* [WRITTEN TASK] Below are entries. Copy exactly the lines running from the line that holds "Generate a LaTeX" to the line that holds "controls (#1+#5,#3+0.35*#7) and", with both ends included.

* [RECORDS SHOWN]
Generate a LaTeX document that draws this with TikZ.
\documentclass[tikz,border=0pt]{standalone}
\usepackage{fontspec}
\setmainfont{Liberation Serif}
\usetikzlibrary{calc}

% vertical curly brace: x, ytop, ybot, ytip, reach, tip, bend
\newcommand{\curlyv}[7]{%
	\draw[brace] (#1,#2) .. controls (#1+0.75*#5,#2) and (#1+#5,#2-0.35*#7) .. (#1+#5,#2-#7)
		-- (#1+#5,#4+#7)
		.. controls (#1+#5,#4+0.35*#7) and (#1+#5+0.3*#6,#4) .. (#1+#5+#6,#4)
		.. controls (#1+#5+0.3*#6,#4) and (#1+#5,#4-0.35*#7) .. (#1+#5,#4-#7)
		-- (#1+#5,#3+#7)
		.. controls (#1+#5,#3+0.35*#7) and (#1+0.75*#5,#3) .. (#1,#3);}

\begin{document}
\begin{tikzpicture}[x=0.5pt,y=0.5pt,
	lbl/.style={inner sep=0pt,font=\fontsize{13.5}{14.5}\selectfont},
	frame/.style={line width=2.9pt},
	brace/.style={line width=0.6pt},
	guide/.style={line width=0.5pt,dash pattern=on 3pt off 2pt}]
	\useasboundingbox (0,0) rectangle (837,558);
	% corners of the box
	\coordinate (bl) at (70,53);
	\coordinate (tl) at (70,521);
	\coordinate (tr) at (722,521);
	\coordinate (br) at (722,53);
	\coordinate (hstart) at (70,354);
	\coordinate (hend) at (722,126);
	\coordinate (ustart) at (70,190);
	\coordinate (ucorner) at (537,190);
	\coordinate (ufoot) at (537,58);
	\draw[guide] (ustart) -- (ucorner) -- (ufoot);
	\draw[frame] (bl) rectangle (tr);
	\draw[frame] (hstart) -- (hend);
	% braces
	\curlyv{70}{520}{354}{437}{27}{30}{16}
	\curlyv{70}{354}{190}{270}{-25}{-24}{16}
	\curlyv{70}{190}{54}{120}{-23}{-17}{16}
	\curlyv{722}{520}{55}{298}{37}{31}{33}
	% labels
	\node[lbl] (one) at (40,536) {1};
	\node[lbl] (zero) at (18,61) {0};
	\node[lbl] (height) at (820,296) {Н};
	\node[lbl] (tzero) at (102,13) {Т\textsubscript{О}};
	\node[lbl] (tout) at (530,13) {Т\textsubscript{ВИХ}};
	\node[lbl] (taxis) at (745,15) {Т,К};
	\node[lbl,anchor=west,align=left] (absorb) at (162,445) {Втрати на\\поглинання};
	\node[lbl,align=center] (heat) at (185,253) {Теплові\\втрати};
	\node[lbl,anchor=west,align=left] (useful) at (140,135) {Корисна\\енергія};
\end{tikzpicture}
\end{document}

* * *

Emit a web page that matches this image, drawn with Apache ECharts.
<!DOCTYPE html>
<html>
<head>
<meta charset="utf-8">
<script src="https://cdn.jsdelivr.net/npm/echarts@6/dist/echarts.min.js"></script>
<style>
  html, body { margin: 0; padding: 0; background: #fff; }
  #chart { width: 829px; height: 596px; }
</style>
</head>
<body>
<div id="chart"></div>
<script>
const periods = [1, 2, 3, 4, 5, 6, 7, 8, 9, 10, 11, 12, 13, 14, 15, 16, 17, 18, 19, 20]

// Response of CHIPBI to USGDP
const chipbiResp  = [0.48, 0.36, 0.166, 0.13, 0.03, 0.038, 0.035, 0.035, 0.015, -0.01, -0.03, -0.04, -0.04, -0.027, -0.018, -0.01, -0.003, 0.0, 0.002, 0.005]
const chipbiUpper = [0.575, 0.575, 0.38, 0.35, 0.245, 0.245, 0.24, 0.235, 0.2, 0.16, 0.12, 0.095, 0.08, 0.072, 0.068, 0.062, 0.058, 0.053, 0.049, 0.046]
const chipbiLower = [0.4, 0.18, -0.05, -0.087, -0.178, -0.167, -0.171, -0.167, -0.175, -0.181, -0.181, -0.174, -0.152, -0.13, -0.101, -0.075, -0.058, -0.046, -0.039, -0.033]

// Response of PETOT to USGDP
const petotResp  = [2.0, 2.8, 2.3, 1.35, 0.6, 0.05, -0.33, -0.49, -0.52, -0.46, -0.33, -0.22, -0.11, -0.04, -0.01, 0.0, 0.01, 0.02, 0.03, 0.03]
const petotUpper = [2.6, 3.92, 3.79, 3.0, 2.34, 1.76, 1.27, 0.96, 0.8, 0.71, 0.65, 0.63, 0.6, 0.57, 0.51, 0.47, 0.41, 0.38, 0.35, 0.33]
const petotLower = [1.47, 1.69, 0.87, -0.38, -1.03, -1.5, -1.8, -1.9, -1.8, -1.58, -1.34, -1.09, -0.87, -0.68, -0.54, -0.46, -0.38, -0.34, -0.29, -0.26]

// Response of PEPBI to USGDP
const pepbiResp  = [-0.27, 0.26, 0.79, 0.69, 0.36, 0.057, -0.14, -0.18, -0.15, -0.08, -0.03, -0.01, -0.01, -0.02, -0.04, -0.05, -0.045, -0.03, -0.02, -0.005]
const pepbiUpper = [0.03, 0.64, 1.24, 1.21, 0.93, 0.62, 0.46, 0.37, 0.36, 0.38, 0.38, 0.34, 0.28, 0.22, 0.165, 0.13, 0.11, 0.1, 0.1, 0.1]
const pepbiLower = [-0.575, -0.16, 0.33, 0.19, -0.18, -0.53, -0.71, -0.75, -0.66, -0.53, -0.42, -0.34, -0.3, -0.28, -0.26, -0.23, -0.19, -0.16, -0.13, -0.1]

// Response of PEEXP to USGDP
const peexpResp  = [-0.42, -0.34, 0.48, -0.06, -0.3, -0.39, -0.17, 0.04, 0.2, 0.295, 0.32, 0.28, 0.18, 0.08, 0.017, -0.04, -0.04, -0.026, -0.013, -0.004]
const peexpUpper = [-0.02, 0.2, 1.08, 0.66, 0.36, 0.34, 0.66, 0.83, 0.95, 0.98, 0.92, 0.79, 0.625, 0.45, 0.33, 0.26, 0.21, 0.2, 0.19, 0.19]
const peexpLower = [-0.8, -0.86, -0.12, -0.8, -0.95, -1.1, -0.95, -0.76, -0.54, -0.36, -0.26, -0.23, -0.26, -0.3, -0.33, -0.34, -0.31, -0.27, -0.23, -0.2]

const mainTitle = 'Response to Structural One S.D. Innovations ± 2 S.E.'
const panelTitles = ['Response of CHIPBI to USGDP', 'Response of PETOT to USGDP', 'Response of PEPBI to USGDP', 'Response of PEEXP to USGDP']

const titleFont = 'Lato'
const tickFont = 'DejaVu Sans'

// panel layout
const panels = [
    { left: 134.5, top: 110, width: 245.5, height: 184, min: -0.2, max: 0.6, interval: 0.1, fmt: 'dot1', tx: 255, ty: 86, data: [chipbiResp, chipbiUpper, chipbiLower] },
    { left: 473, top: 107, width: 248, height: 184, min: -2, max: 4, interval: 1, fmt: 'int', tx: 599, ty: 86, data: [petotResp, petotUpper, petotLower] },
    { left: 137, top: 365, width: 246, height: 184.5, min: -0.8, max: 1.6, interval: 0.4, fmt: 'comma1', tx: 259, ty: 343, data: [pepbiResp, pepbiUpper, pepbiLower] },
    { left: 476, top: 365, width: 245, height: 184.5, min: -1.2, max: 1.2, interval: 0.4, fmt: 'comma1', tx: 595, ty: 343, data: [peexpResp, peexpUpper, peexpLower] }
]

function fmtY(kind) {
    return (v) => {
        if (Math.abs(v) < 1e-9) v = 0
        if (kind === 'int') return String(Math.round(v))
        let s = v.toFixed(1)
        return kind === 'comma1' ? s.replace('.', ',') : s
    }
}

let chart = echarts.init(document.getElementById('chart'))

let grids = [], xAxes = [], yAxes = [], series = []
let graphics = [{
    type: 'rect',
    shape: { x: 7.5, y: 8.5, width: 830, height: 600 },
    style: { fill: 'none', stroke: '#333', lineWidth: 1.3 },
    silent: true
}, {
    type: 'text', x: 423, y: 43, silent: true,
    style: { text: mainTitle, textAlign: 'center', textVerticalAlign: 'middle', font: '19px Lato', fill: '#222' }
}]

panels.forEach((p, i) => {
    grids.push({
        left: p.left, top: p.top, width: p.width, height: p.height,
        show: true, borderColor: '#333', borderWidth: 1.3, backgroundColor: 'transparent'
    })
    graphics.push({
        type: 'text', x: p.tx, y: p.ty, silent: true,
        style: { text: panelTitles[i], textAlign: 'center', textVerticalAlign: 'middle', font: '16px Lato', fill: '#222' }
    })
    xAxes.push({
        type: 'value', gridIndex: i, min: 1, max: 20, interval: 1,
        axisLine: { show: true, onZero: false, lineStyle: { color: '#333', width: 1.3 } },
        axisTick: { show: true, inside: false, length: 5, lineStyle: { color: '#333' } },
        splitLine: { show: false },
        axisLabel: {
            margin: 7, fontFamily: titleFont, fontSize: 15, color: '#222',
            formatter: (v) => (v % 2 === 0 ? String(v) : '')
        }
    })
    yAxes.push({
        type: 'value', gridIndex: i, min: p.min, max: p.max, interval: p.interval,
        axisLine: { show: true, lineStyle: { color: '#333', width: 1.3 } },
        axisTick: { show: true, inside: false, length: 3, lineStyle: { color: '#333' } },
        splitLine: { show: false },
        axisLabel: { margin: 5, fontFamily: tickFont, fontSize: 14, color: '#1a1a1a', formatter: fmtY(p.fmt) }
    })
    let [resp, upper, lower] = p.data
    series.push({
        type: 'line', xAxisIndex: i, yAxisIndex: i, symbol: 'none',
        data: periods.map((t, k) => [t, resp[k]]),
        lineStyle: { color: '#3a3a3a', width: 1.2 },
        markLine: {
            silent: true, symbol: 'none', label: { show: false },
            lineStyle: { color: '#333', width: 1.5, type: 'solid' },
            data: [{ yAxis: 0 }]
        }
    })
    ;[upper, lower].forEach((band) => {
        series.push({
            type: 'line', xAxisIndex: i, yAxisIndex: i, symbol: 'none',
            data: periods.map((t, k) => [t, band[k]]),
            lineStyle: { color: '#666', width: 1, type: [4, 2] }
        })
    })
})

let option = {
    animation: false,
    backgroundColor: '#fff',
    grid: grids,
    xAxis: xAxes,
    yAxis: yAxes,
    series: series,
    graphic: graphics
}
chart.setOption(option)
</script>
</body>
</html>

---

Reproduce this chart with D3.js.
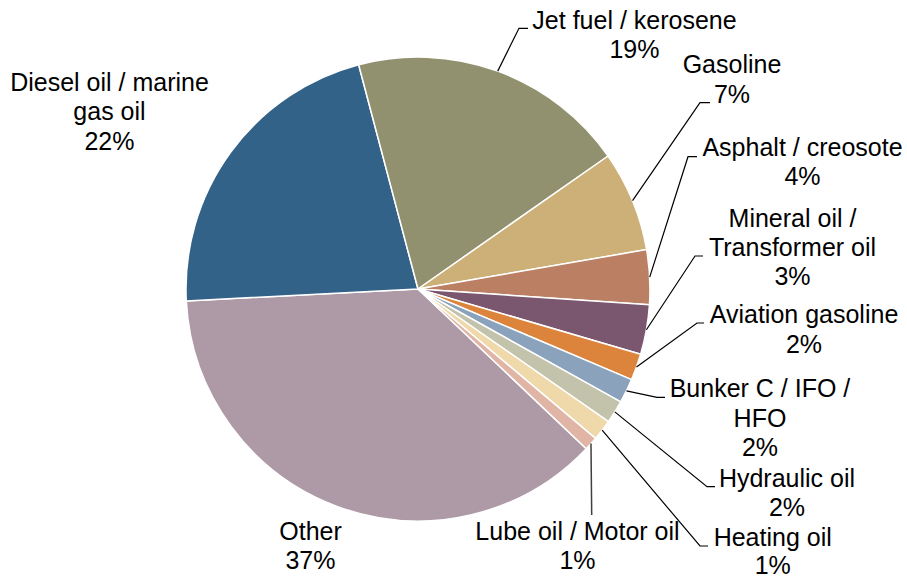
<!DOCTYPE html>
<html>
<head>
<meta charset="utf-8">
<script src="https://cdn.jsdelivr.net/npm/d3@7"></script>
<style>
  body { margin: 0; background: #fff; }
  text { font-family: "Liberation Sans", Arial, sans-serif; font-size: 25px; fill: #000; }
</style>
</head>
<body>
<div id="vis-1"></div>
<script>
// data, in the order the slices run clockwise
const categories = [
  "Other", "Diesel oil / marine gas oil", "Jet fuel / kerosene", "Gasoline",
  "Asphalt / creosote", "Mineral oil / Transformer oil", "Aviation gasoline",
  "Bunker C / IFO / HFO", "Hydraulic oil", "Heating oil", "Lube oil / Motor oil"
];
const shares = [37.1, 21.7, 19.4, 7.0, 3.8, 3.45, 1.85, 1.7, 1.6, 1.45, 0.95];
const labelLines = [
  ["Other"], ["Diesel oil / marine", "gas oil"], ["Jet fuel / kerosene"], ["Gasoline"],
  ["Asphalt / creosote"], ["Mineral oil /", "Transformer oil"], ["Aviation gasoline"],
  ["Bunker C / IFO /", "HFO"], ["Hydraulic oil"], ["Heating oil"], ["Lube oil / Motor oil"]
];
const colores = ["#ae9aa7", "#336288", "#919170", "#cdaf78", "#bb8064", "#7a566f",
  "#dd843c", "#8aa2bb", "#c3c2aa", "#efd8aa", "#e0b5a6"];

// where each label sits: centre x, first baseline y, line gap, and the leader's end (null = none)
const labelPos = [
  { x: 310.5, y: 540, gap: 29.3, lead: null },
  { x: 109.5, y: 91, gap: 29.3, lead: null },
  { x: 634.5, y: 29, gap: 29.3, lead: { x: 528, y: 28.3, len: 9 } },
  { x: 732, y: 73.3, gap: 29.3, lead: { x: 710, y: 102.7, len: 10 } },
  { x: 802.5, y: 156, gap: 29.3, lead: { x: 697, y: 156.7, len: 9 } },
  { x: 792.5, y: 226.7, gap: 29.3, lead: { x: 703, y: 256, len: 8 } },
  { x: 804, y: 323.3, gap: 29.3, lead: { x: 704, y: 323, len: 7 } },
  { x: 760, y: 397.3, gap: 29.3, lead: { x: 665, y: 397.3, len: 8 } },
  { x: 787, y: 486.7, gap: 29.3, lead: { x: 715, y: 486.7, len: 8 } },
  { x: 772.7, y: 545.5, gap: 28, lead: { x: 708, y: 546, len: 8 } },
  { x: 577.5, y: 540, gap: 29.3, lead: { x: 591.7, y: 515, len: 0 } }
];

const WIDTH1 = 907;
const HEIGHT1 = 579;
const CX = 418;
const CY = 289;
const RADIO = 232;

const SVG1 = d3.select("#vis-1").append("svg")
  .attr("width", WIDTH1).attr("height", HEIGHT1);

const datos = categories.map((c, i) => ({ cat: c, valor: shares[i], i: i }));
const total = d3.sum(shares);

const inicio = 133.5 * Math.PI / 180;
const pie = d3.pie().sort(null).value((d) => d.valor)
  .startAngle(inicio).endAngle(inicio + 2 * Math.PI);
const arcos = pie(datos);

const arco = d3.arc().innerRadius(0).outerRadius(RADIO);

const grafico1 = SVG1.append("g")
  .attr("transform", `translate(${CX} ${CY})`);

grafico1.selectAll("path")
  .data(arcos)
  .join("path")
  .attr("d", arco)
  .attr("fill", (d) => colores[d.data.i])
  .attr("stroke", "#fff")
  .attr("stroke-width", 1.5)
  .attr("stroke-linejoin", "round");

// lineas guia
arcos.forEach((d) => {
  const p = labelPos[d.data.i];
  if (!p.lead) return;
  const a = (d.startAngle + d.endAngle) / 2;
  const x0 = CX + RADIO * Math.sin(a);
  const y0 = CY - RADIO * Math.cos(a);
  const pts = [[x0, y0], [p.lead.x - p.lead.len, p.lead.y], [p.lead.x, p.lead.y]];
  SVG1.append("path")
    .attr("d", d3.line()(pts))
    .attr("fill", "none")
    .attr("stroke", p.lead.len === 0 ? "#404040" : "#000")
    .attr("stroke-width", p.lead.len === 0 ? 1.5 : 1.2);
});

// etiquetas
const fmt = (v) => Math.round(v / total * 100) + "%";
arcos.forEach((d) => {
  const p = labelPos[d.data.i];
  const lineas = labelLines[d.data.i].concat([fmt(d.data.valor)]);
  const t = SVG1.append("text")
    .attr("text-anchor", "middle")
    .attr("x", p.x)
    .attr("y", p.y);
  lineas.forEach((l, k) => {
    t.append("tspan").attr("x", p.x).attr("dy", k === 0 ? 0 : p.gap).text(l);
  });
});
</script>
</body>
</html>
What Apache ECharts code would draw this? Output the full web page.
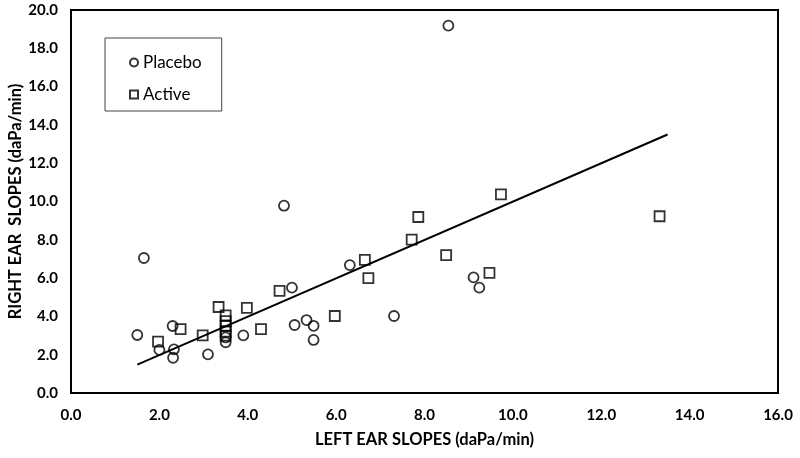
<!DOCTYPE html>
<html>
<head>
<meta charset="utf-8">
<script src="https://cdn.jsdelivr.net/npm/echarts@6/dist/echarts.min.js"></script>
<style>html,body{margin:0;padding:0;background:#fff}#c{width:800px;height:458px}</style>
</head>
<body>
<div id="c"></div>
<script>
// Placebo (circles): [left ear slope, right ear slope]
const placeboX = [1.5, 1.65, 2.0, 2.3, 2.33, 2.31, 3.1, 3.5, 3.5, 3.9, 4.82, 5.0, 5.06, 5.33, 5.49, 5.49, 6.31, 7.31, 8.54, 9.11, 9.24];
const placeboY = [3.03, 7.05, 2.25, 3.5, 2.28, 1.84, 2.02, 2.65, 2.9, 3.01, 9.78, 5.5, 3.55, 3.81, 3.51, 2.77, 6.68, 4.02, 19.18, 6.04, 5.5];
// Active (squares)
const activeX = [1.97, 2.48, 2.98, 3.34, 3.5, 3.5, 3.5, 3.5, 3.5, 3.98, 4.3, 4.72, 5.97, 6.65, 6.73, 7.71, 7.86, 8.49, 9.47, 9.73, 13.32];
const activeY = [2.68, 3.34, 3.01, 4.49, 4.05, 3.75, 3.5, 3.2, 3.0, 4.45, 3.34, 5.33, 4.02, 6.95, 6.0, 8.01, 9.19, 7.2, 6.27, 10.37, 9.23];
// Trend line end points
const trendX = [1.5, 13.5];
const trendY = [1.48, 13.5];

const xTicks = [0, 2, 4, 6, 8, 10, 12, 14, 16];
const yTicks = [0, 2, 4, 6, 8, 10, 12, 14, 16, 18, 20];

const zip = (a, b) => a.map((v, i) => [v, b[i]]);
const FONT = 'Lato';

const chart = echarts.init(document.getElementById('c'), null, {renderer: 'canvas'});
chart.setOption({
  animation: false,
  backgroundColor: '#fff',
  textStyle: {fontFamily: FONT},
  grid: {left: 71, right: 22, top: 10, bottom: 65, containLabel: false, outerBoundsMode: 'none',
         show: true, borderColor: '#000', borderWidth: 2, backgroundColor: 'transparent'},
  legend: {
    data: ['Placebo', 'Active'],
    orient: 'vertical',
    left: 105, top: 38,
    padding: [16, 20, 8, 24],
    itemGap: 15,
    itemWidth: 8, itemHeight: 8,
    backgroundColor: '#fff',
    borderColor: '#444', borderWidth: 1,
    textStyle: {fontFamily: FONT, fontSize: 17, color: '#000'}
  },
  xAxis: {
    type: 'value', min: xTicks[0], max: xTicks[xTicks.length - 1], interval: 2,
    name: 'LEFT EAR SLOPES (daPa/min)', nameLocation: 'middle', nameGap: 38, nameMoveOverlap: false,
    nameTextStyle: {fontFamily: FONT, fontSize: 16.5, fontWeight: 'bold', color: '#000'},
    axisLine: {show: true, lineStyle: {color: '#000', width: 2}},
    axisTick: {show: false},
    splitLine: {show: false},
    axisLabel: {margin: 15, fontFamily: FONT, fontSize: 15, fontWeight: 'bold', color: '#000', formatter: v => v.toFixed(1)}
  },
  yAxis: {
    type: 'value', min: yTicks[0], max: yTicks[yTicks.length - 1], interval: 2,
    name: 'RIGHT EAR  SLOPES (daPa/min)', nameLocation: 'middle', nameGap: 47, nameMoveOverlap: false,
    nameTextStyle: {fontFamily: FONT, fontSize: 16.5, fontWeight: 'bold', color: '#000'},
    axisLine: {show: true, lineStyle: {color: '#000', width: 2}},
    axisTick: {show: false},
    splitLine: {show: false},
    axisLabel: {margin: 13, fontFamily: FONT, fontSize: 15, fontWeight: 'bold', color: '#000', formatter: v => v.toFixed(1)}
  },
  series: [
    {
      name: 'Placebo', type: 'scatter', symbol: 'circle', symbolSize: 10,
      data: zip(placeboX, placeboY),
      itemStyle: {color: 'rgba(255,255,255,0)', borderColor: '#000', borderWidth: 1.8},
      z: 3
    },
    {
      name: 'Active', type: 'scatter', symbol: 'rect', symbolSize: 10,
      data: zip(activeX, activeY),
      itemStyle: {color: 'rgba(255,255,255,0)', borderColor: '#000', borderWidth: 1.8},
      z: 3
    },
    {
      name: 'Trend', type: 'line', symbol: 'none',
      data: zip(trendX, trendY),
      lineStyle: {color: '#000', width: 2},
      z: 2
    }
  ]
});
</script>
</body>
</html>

* [OUTPUT FOR THIS TASK]
Generate a LaTeX document that draws this with TikZ.
\documentclass[tikz,border=0pt]{standalone}
\usepackage{fontspec}
\setmainfont{Liberation Serif}
\usetikzlibrary{calc}

% vertical curly brace: x, ytop, ybot, ytip, reach, tip, bend
\newcommand{\curlyv}[7]{%
	\draw[brace] (#1,#2) .. controls (#1+0.75*#5,#2) and (#1+#5,#2-0.35*#7) .. (#1+#5,#2-#7)
		-- (#1+#5,#4+#7)
		.. controls (#1+#5,#4+0.35*#7) and (#1+#5+0.3*#6,#4) .. (#1+#5+#6,#4)
		.. controls (#1+#5+0.3*#6,#4) and (#1+#5,#4-0.35*#7) .. (#1+#5,#4-#7)
		-- (#1+#5,#3+#7)
		.. controls (#1+#5,#3+0.35*#7) and (#1+0.75*#5,#3) .. (#1,#3);}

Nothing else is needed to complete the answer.